D’ailleurs, nous n’avons pas cessé de dénoncer ces gens en exigent une épuration, certains blessés authentiques souffrent aujourd’hui de certaines lacunes bureaucratiques. Le Mouvement citoyen a instruit les représentants des victimes siégeant dans la commission à veiller pour expurger et assainir la situation des victimes du Printemps noir. Certains dossiers sont au niveau de la justice, ceux qui ont fraudé en permettant le trafic de dossier agissant en dehors du mouvement. Quelques auteurs incriminés ont étaient déjà condamnés et même emprisonnés.
Nous espérant tirer au clair cette affaire de faux blessés, comme celle des faux moudjahidine, connu sous le vocable des magistrats faussaires, pour clore le plus tôt ce dossier.
A quoi sont dues les scissions et tiraillements entre délégués, jusqu’à l’émiettement du mouvement ? Y a-t-il une base possible de relance et de reconstruction du mouvement ?
Les raisons sont multiples. Elles peuvent être objectives et subjectives et la possibilité de construire existe.
Chacun comment il a compris cette dynamique citoyenne porteuse d’espoir. Au fur et à mesure que l’on avance dans le temps, des différends entres personnes apparaissent.

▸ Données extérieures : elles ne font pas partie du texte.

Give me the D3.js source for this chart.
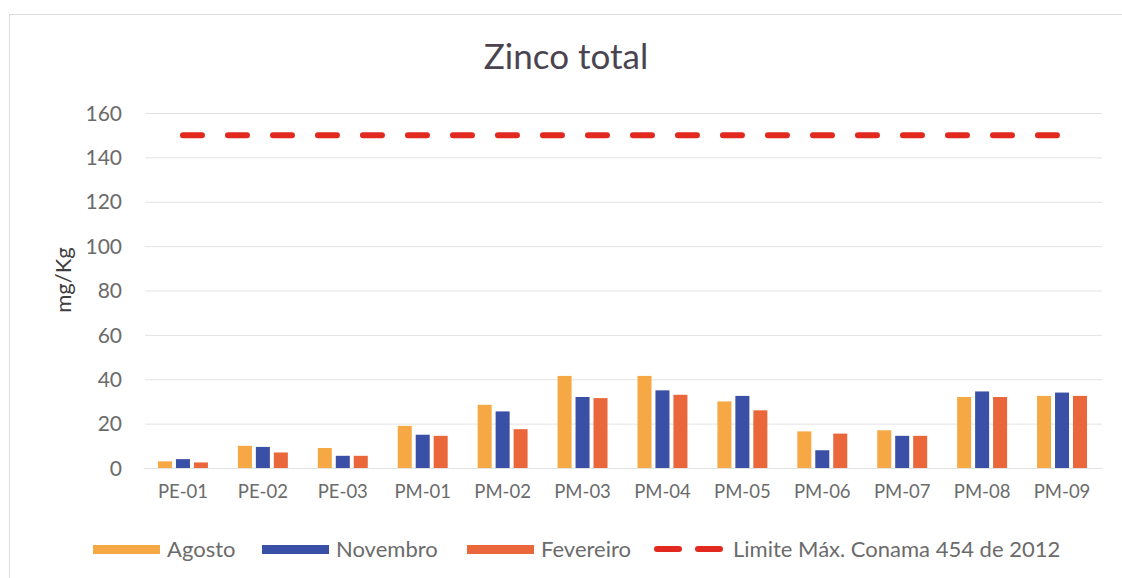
<!DOCTYPE html>
<html>
<head>
<meta charset="utf-8">
<script src="https://cdn.jsdelivr.net/npm/d3@7"></script>
<style>
  body { margin: 0; background: #fff; }
  svg text { font-family: Lato, "Open Sans", sans-serif; fill: #595959; }
</style>
</head>
<body>
<svg id="chart" width="1122" height="578"></svg>
<script>
const width = 1122, height = 578;

const categories = ["PE-01", "PE-02", "PE-03", "PM-01", "PM-02", "PM-03", "PM-04", "PM-05", "PM-06", "PM-07", "PM-08", "PM-09"];
const seriesNames = ["Agosto", "Novembro", "Fevereiro"];
const agosto    = [3, 10, 9, 19, 28.5, 41.5, 41.5, 30, 16.5, 17, 32, 32.5];
const novembro  = [4, 9.5, 5.5, 15, 25.5, 32, 35, 32.5, 8, 14.5, 34.5, 34];
const fevereiro = [2.5, 7, 5.5, 14.5, 17.5, 31.5, 33, 26, 15.5, 14.5, 32, 32.5];
const limite = 150;
const limiteName = "Limite Máx. Conama 454 de 2012";
const yTicks = [0, 20, 40, 60, 80, 100, 120, 140, 160];
const colors = ["#f5a843", "#3a50a6", "#e9673a"];
const limitColor = "#e2291f";

const series = [agosto, novembro, fevereiro];
const rows = categories.map((c, i) => ({ cat: c, values: series.map((s, k) => ({ k, v: s[i] })) }));

const svg = d3.select("#chart");

// frame
svg.append("rect")
  .attr("x", 9.5).attr("y", 14.5)
  .attr("width", 1130).attr("height", 600)
  .attr("fill", "none").attr("stroke", "#dcdcdc");

const x0 = d3.scaleBand().domain(categories).range([143, 1102]).paddingInner(0.375).paddingOuter(0.1875);
const x1 = d3.scaleBand().domain(d3.range(3)).range([0, x0.bandwidth()]).paddingInner(0.22);
const y = d3.scaleLinear().domain([0, 160]).range([468, 113]);

// gridlines + y labels
const yAxis = svg.append("g")
  .attr("transform", "translate(145,0)")
  .call(d3.axisLeft(y).tickValues(yTicks).tickSize(-(1102 - 145)).tickPadding(23));
yAxis.select(".domain").remove();
yAxis.selectAll(".tick line").attr("stroke", "#e3e3e3");
yAxis.selectAll(".tick text").style("font-size", "21px").style("fill", "#6b6b6b").attr("dy", "0.34em");

// x labels
const xAxis = svg.append("g")
  .attr("transform", "translate(0,468)")
  .call(d3.axisBottom(x0).tickSize(0).tickPadding(17));
xAxis.select(".domain").attr("stroke", "#e3e3e3");
xAxis.selectAll(".tick text").style("font-size", "18.5px").style("fill", "#6b6b6b");

// bars
svg.append("g")
  .selectAll("g")
  .data(rows)
  .join("g")
  .attr("transform", d => `translate(${x0(d.cat)},0)`)
  .selectAll("rect")
  .data(d => d.values)
  .join("rect")
  .attr("x", d => x1(d.k))
  .attr("y", d => y(d.v))
  .attr("width", x1.bandwidth())
  .attr("height", d => y(0) - y(d.v))
  .attr("fill", d => colors[d.k]);

// limit line
const lineData = categories.map(c => ({ cat: c, v: limite }));
svg.append("path")
  .datum(lineData)
  .attr("fill", "none")
  .attr("stroke", limitColor)
  .attr("stroke-width", 6)
  .attr("stroke-linecap", "round")
  .attr("stroke-dasharray", "19 26")
  .attr("d", d3.line().x(d => x0(d.cat) + x0.bandwidth() / 2).y(d => y(d.v)));

// title
svg.append("text")
  .attr("x", 566).attr("y", 69)
  .attr("text-anchor", "middle")
  .style("font-size", "35px")
  .style("fill", "#4a4450")
  .text("Zinco total");

// y title
svg.append("text")
  .attr("transform", "translate(71,280) rotate(-90)")
  .attr("text-anchor", "middle")
  .style("font-size", "22px")
  .style("fill", "#404040")
  .text("mg/Kg");

// legend
const legendX = [93, 262, 467];
const legend = svg.append("g").attr("transform", "translate(0,549)");
seriesNames.forEach((name, i) => {
  legend.append("rect")
    .attr("x", legendX[i]).attr("y", -4)
    .attr("width", 67).attr("height", 9)
    .attr("fill", colors[i]);
  legend.append("text")
    .attr("x", legendX[i] + 74).attr("y", 0).attr("dy", "0.35em")
    .style("font-size", "22px").style("fill", "#6b6b6b")
    .text(name);
});
legend.append("line")
  .attr("x1", 657).attr("x2", 724).attr("y1", 0).attr("y2", 0)
  .attr("stroke", limitColor).attr("stroke-width", 6)
  .attr("stroke-linecap", "round").attr("stroke-dasharray", "22 19");
legend.append("text")
  .attr("x", 733).attr("y", 0).attr("dy", "0.35em")
  .style("font-size", "22px").style("fill", "#6b6b6b")
  .text(limiteName);
</script>
</body>
</html>
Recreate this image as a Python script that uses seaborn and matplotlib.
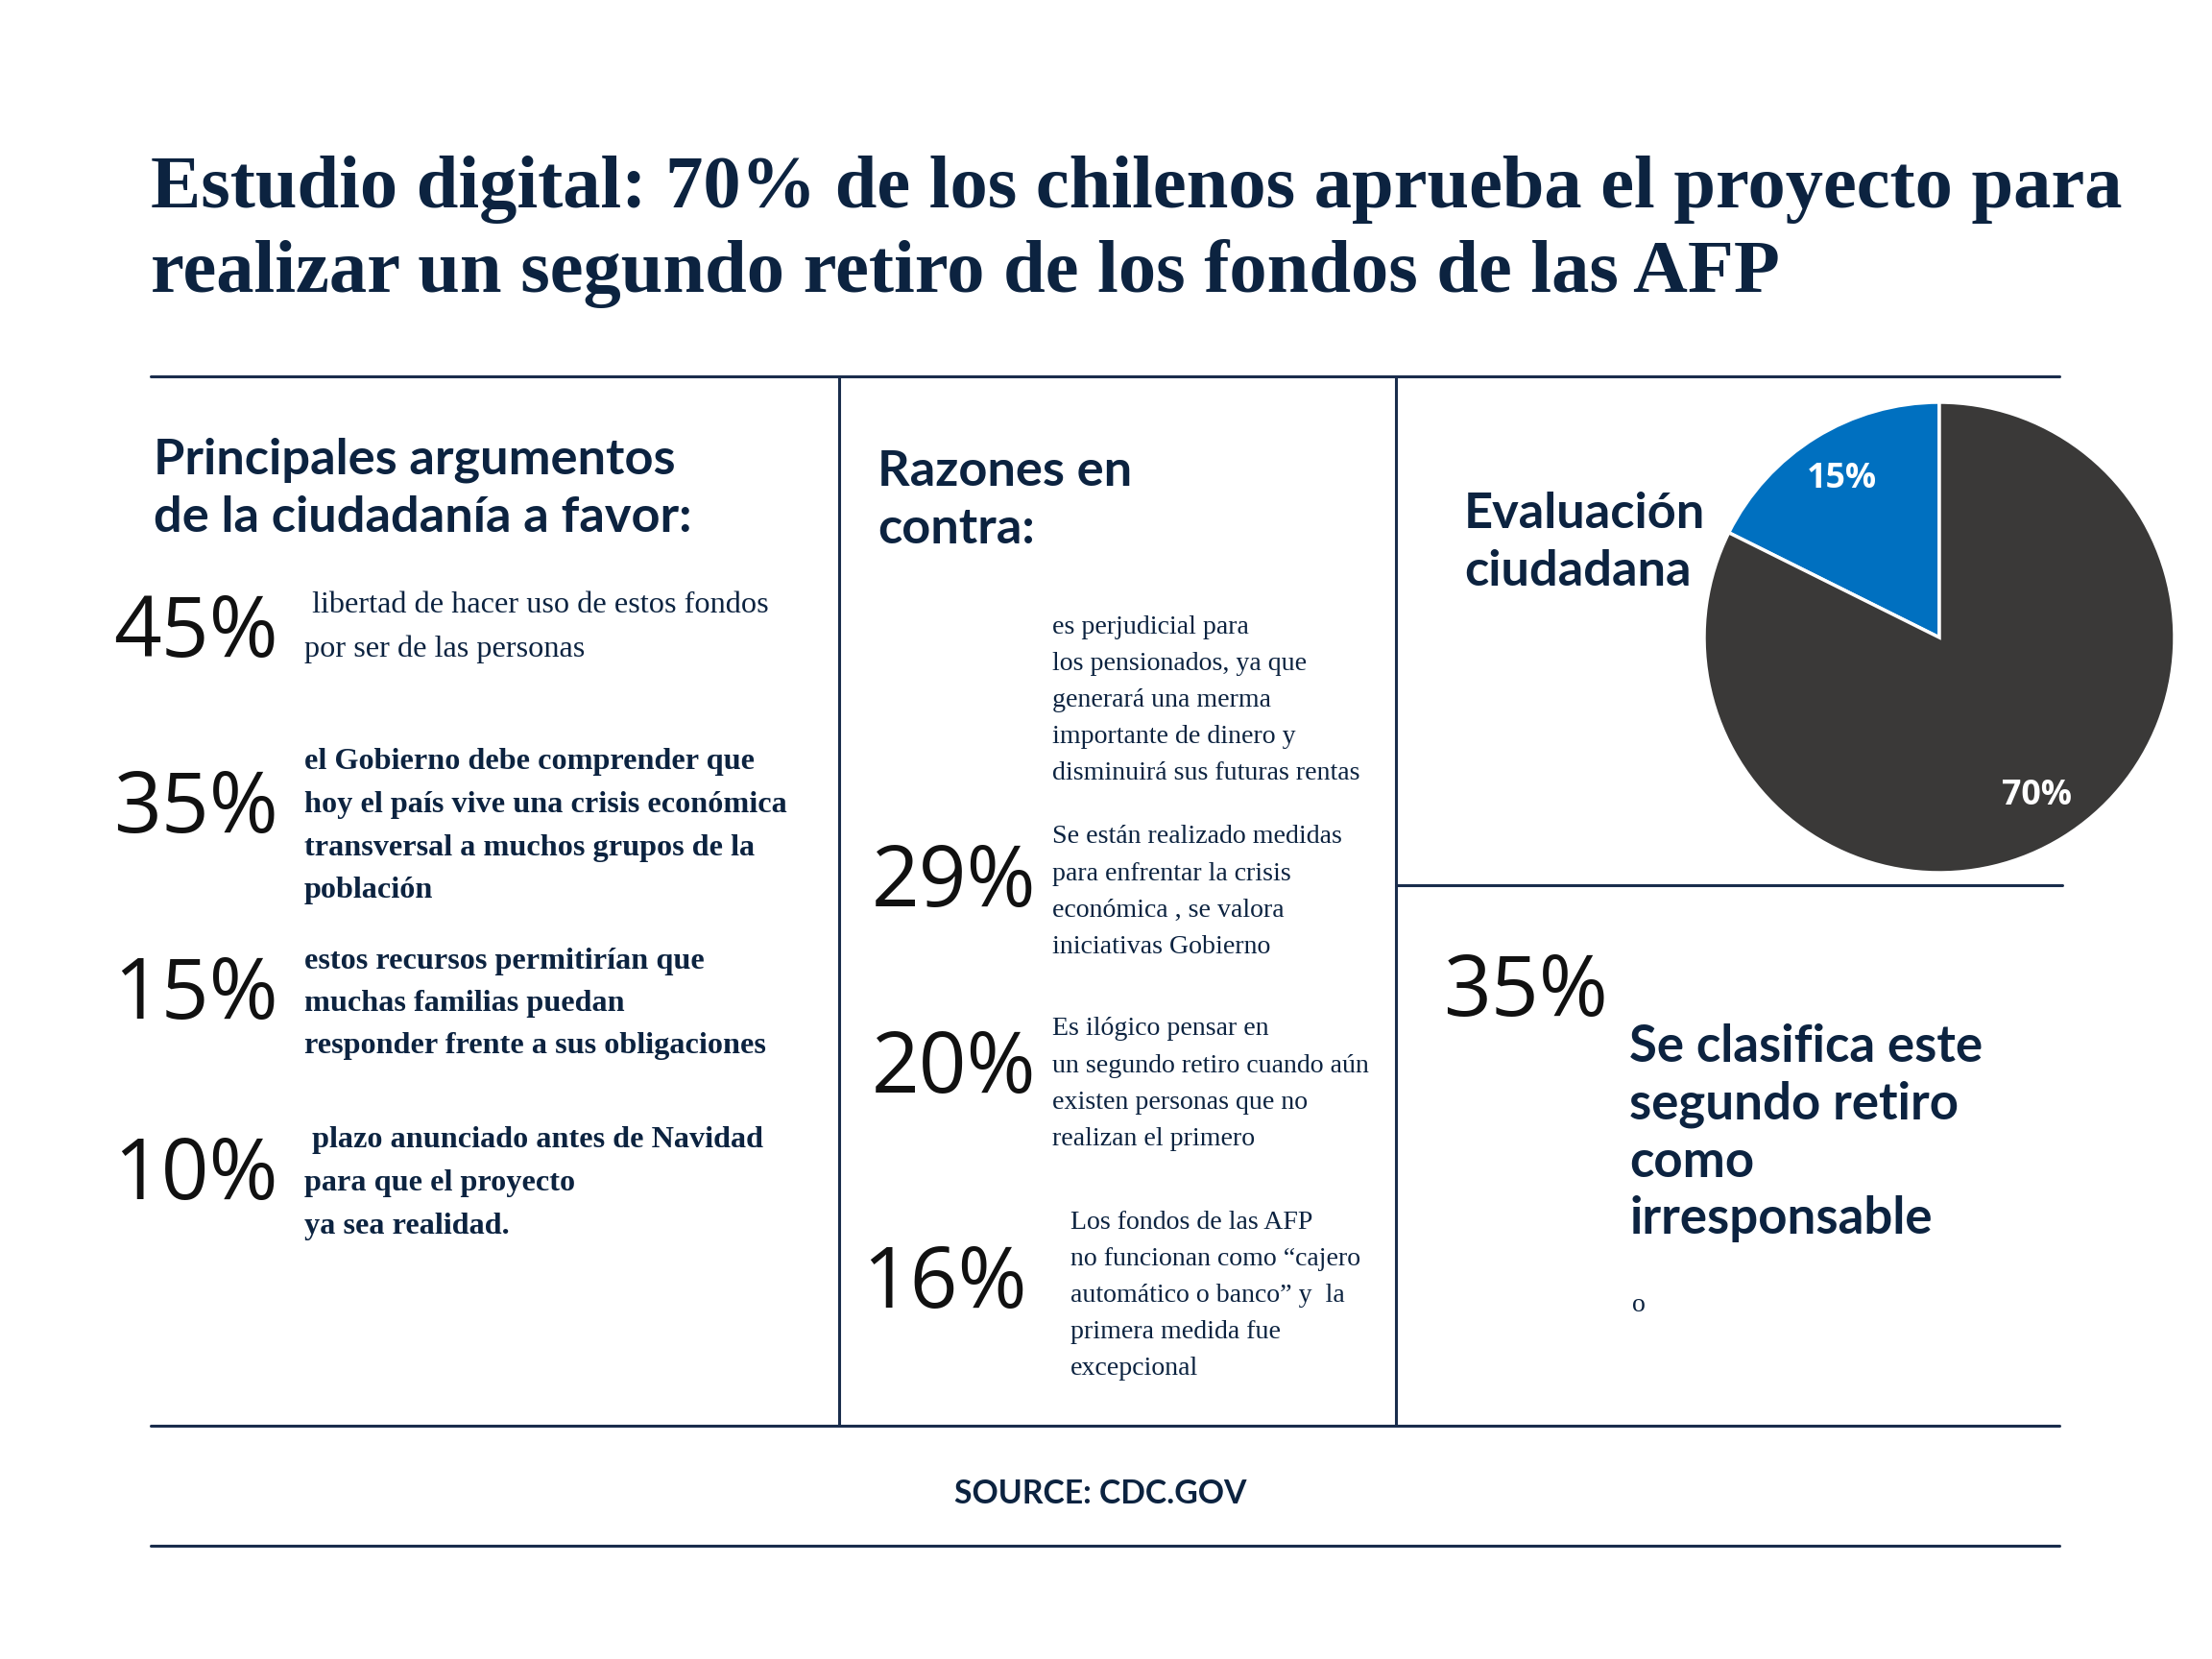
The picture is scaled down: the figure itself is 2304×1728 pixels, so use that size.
import matplotlib
matplotlib.use("Agg")
import matplotlib.pyplot as plt
import seaborn as sns

# ---------------- data ----------------
title_lines = ["Estudio digital: 70% de los chilenos aprueba el proyecto para",
               "realizar un segundo retiro de los fondos de las AFP"]

favor_heading = ["Principales argumentos", "de la ciudadanía a favor:"]
favor_pcts = ["45%", "35%", "15%", "10%"]
favor_texts = [
    [" libertad de hacer uso de estos fondos", "por ser de las personas"],
    ["el Gobierno debe comprender que", "hoy el país vive una crisis económica",
     "transversal a muchos grupos de la", "población"],
    ["estos recursos permitirían que", "muchas familias puedan",
     "responder frente a sus obligaciones"],
    [" plazo anunciado antes de Navidad", "para que el proyecto", "ya sea realidad."],
]
favor_bold = [False, True, True, True]

contra_heading = ["Razones en", "contra:"]
contra_intro = ["es perjudicial para", "los pensionados, ya que", "generará una merma",
                "importante de dinero y", "disminuirá sus futuras rentas"]
contra_pcts = ["29%", "20%", "16%"]
contra_texts = [
    ["Se están realizado medidas", "para enfrentar la crisis",
     "económica , se valora", "iniciativas Gobierno"],
    ["Es ilógico pensar en", "un segundo retiro cuando aún",
     "existen personas que no", "realizan el primero"],
    ["Los fondos de las AFP", "no funcionan como \u201ccajero",
     "automático o banco\u201d y  la", "primera medida fue", "excepcional"],
]

eval_heading = ["Evaluación", "ciudadana"]
pie_labels = ["15%", "70%"]
pie_values = [15, 70]

irresp_pct = "35%"
irresp_text = ["Se clasifica este", "segundo retiro", "como", "irresponsable"]
irresp_note = "o"

source_text = "SOURCE: CDC.GOV"

# ---------------- style ----------------
sns.set_theme(style="white")
NAVY = "#0c2340"
LINE = "#1a2d4c"
BLUE = "#0070c0"
DARK = "#3a3938"
SERIF = ["Liberation Serif", "DejaVu Serif"]
SANS_H = ["Lato", "DejaVu Sans"]
SANS_N = ["Open Sans", "DejaVu Sans"]

W, H = 2304, 1728
fig = plt.figure(figsize=(W / 100, H / 100), dpi=100)
fig.patch.set_facecolor("white")
ax = fig.add_axes([0, 0, 1, 1])
ax.set_xlim(0, W)
ax.set_ylim(H, 0)
ax.axis("off")
renderer = fig.canvas.get_renderer()


def fit_size(s, family, weight, target_px):
    t = ax.text(0, 0, s, fontsize=50, family=family, weight=weight)
    w = t.get_window_extent(renderer=renderer).width
    t.remove()
    return 50 * target_px / w


fs_title = fit_size(title_lines[0], SERIF, "bold", 2058)
fs_head = fit_size(favor_heading[0], SANS_H, "bold", 545)
fs_pct = fit_size(favor_pcts[0], SANS_N, "normal", 172)
fs_left_reg = fit_size(favor_texts[0][0].strip(), SERIF, "normal", 476)
fs_left_bold = fit_size(favor_texts[1][1], SERIF, "bold", 502)
fs_mid = fit_size(contra_intro[4], SERIF, "normal", 320)
fs_irr = fit_size(irresp_text[0], SANS_H, "bold", 369)
fs_src = fit_size(source_text, SANS_H, "bold", 305)
fs_pie = fit_size(pie_labels[0], SANS_N, "bold", 73)

TXT_OFF = 4   # px shift for text lines
PCT_OFF = 7   # px shift for big percentages


def lines_at(x, y0, dy, lines, **kw):
    for i, s in enumerate(lines):
        ax.text(x, y0 + i * dy + TXT_OFF, s, va="center", ha="left", **kw)


def big_pct(x, y, s):
    ax.text(x, y + PCT_OFF, s, fontsize=fs_pct, family=SANS_N, color="#111111",
            va="center", ha="left")


# title
for s, yb in zip(title_lines, [216, 304]):
    ax.text(157, yb, s, fontsize=fs_title, family=SERIF, weight="bold",
            color=NAVY, va="baseline", ha="left")

# rules
lw = 2.2
ax.plot([157, 2145], [392, 392], color=LINE, lw=lw)
ax.plot([157, 2145], [1485, 1485], color=LINE, lw=lw)
ax.plot([157, 2145], [1610, 1610], color=LINE, lw=lw)
ax.plot([874, 874], [392, 1485], color=LINE, lw=lw)
ax.plot([1454, 1454], [392, 1485], color=LINE, lw=lw)
ax.plot([1454, 2148], [922, 922], color=LINE, lw=lw)

# left column
lines_at(160, 475, 60, favor_heading, fontsize=fs_head, family=SANS_H,
         weight="bold", color=NAVY)
pct_y = [654, 837, 1031, 1219]
text_y0 = [627, 790, 997, 1184]
for p, y, lines, y0, b in zip(favor_pcts, pct_y, favor_texts, text_y0, favor_bold):
    big_pct(118, y, p)
    lines_at(317, y0, 45 if not b else 44.5, lines,
             fontsize=fs_left_bold if b else fs_left_reg, family=SERIF,
             weight="bold" if b else "normal", color=NAVY)

# middle column
lines_at(914, 488, 60, contra_heading, fontsize=fs_head, family=SANS_H,
         weight="bold", color=NAVY)
lines_at(1096, 649, 38, contra_intro, fontsize=fs_mid, family=SERIF, color=NAVY)
mid_pct_x = [908, 908, 898]
mid_pct_y = [914, 1108, 1332]
mid_txt_x = [1096, 1096, 1115]
mid_txt_y = [868, 1068, 1269]
for p, px, py, lines, tx, ty in zip(contra_pcts, mid_pct_x, mid_pct_y,
                                     contra_texts, mid_txt_x, mid_txt_y):
    big_pct(px, py, p)
    lines_at(tx, ty, 38.2, lines, fontsize=fs_mid, family=SERIF, color=NAVY)

# right column
lines_at(1525, 532, 59, eval_heading, fontsize=fs_head, family=SANS_H,
         weight="bold", color=NAVY)

cx, cy, r = 2020, 664, 245
pax = fig.add_axes([(cx - r) / W, 1 - (cy + r) / H, 2 * r / W, 2 * r / H])
total = sum(pie_values)
wedges, _, autotexts = pax.pie(
    pie_values, colors=[BLUE, DARK], startangle=90, counterclock=True,
    autopct=lambda pc: f"{pc * total / 100:.0f}%", pctdistance=0.79,
    wedgeprops=dict(edgecolor="white", linewidth=2.5),
    textprops=dict(color="white", fontsize=fs_pie, family=SANS_N, weight="bold"))
pax.set_xlim(-1, 1)
pax.set_ylim(-1, 1)
pax.set_aspect("equal")
pax.axis("off")

big_pct(1503, 1028, irresp_pct)
lines_at(1697, 1087, 59.5, irresp_text, fontsize=fs_irr, family=SANS_H,
         weight="bold", color=NAVY)
ax.text(1700, 1356 + TXT_OFF, irresp_note, fontsize=fs_mid, family=SERIF,
        color=NAVY, va="center", ha="left")

# source
ax.text(1146, 1556, source_text, fontsize=fs_src, family=SANS_H, weight="bold",
        color=NAVY, va="center", ha="center")

fig.savefig("out.png", dpi=100, facecolor="white")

Au-delà, de la subjectivité qui repose essentiellement sur des problèmes de personnes ou groupes de personnes et d’intérêts, objectivement, pour ce qui est scissions que moi je considère dans le jargon politique comme des divergences de formes et de fonds. La question même si parfois elle prime, peut trouver sa solution dans le débat, le terrain d’entente peut être trouvé facilement, mais quant il s’agit d’une divergence de fond, donc qui peut même remettre en cause les fondements, et l’essence du mouvement il ne peut pas y avoir de solution.
La divergence d’opinion ne constitue pas systématiquement une faiblesse, bien au contraire, la contradiction doit exister pour faire avancer les choses, c’est même une richesse et une vertu.
Donc, pour la possibilité de construire, il faut que chacun fasse son autocritique et accepte la critique et de se résigner aux principes et aux valeurs ayant régi cette dynamique historique.